▸ Data segment:
------------------------

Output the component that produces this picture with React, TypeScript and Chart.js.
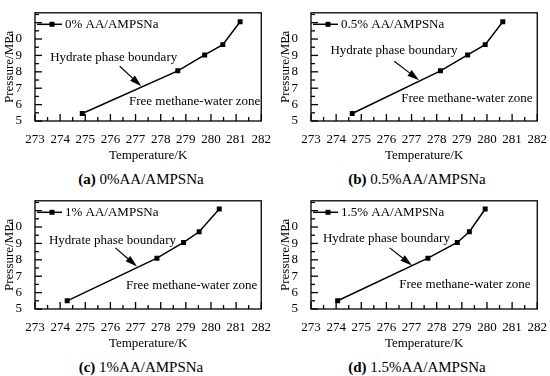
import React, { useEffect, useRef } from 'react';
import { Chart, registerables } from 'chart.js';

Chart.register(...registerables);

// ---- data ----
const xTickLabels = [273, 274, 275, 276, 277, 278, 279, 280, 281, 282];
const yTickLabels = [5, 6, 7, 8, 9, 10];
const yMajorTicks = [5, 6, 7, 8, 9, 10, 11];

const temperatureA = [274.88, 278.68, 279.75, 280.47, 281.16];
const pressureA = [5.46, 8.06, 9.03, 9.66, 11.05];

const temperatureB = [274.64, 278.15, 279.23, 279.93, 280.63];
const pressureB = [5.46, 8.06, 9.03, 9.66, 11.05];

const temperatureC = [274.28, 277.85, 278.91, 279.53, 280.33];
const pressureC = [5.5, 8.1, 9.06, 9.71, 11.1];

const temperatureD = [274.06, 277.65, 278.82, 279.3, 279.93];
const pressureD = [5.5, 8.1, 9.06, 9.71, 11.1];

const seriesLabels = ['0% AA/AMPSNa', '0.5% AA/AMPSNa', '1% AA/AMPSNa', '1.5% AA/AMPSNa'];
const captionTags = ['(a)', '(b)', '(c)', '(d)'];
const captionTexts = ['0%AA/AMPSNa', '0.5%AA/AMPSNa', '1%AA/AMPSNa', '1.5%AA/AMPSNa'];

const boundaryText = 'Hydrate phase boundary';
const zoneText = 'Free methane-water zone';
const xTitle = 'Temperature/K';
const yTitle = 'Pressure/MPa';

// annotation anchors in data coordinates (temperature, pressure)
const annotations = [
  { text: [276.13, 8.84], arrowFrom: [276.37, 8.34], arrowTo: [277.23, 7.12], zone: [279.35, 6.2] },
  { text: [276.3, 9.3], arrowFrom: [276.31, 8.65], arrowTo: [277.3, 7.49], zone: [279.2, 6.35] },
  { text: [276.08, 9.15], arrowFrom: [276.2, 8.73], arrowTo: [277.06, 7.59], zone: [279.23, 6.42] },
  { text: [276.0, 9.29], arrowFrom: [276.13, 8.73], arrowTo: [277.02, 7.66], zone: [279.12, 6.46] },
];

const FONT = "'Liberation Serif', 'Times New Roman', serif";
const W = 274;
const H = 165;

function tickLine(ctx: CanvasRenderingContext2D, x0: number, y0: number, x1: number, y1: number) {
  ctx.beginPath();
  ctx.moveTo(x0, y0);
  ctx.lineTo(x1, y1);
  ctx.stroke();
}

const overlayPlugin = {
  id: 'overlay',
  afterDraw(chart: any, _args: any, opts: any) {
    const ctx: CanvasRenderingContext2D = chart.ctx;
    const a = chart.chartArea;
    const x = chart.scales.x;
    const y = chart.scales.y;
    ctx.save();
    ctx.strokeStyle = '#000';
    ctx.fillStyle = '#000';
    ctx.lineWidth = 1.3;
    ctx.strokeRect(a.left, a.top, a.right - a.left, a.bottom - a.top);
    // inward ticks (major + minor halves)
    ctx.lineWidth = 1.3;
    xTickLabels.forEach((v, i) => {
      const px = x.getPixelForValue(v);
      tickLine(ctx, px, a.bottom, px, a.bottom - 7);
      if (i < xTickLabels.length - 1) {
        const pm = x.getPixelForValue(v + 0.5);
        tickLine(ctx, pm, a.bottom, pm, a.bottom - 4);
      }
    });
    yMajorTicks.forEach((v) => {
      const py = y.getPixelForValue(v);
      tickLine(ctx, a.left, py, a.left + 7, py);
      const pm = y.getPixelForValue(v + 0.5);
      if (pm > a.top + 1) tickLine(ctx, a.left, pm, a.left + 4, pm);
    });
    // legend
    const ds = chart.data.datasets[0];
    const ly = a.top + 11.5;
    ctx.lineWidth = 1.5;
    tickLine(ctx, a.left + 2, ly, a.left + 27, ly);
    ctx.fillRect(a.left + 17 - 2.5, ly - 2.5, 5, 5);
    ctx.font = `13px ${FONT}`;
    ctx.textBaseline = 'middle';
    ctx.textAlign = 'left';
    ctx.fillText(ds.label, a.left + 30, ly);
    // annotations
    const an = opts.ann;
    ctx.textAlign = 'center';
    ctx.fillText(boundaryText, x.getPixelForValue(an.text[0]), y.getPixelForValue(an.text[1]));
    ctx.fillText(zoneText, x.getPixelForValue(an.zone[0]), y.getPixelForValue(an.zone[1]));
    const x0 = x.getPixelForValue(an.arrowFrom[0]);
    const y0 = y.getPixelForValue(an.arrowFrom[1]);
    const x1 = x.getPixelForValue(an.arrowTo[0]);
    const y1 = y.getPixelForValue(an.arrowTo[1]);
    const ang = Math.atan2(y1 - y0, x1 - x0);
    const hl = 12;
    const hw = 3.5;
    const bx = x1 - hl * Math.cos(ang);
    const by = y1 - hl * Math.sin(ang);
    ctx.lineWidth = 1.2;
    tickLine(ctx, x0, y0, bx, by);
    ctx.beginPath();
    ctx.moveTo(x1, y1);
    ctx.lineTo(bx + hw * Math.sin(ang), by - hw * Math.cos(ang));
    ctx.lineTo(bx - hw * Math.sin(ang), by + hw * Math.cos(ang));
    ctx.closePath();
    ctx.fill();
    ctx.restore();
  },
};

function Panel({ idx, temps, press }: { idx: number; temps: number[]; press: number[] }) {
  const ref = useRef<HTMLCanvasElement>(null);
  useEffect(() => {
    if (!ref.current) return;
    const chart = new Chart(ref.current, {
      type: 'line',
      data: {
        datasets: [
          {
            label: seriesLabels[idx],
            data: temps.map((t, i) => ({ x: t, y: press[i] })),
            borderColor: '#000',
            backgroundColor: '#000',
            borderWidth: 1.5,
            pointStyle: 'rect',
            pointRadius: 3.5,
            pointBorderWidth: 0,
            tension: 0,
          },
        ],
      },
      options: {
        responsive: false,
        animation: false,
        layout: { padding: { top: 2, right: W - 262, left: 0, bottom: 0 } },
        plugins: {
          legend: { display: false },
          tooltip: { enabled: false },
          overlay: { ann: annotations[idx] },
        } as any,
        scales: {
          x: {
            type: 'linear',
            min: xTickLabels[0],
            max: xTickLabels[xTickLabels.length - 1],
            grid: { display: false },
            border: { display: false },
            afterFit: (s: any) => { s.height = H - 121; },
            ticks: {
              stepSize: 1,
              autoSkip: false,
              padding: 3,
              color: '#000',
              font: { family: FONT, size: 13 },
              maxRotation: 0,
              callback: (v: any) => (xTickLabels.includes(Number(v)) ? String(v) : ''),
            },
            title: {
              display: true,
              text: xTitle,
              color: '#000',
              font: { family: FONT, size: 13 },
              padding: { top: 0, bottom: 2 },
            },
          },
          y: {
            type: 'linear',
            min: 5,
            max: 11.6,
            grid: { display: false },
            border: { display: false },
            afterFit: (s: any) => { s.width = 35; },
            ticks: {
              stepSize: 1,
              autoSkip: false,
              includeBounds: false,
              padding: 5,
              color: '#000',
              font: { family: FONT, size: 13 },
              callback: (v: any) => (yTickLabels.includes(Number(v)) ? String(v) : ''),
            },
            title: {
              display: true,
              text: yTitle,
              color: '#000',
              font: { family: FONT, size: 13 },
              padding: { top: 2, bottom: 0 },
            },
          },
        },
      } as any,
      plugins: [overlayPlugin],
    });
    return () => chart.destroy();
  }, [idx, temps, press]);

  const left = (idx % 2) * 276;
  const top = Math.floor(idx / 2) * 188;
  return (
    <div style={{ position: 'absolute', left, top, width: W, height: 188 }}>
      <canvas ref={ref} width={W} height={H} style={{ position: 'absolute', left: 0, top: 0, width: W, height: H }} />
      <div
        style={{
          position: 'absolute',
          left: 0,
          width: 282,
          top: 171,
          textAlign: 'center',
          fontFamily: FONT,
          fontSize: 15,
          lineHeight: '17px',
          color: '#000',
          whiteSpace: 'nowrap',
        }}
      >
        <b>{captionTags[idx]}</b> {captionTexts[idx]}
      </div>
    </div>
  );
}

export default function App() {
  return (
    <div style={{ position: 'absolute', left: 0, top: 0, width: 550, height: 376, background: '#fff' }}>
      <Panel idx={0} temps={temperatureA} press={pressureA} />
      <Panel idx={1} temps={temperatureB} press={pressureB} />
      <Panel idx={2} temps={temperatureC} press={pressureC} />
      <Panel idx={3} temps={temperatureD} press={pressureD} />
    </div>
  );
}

------------------------

▸ Problem:
With the pictures left out, restate word for word every line of the data above, from the first down to the line that contains "const pressureD = [5.5, 8.1, 9.06, 9.71, 11.1];".

▸ Response:
Output the component that produces this picture with React, TypeScript and Chart.js.
import React, { useEffect, useRef } from 'react';
import { Chart, registerables } from 'chart.js';

Chart.register(...registerables);

// ---- data ----
const xTickLabels = [273, 274, 275, 276, 277, 278, 279, 280, 281, 282];
const yTickLabels = [5, 6, 7, 8, 9, 10];
const yMajorTicks = [5, 6, 7, 8, 9, 10, 11];

const temperatureA = [274.88, 278.68, 279.75, 280.47, 281.16];
const pressureA = [5.46, 8.06, 9.03, 9.66, 11.05];

const temperatureB = [274.64, 278.15, 279.23, 279.93, 280.63];
const pressureB = [5.46, 8.06, 9.03, 9.66, 11.05];

const temperatureC = [274.28, 277.85, 278.91, 279.53, 280.33];
const pressureC = [5.5, 8.1, 9.06, 9.71, 11.1];

const temperatureD = [274.06, 277.65, 278.82, 279.3, 279.93];
const pressureD = [5.5, 8.1, 9.06, 9.71, 11.1];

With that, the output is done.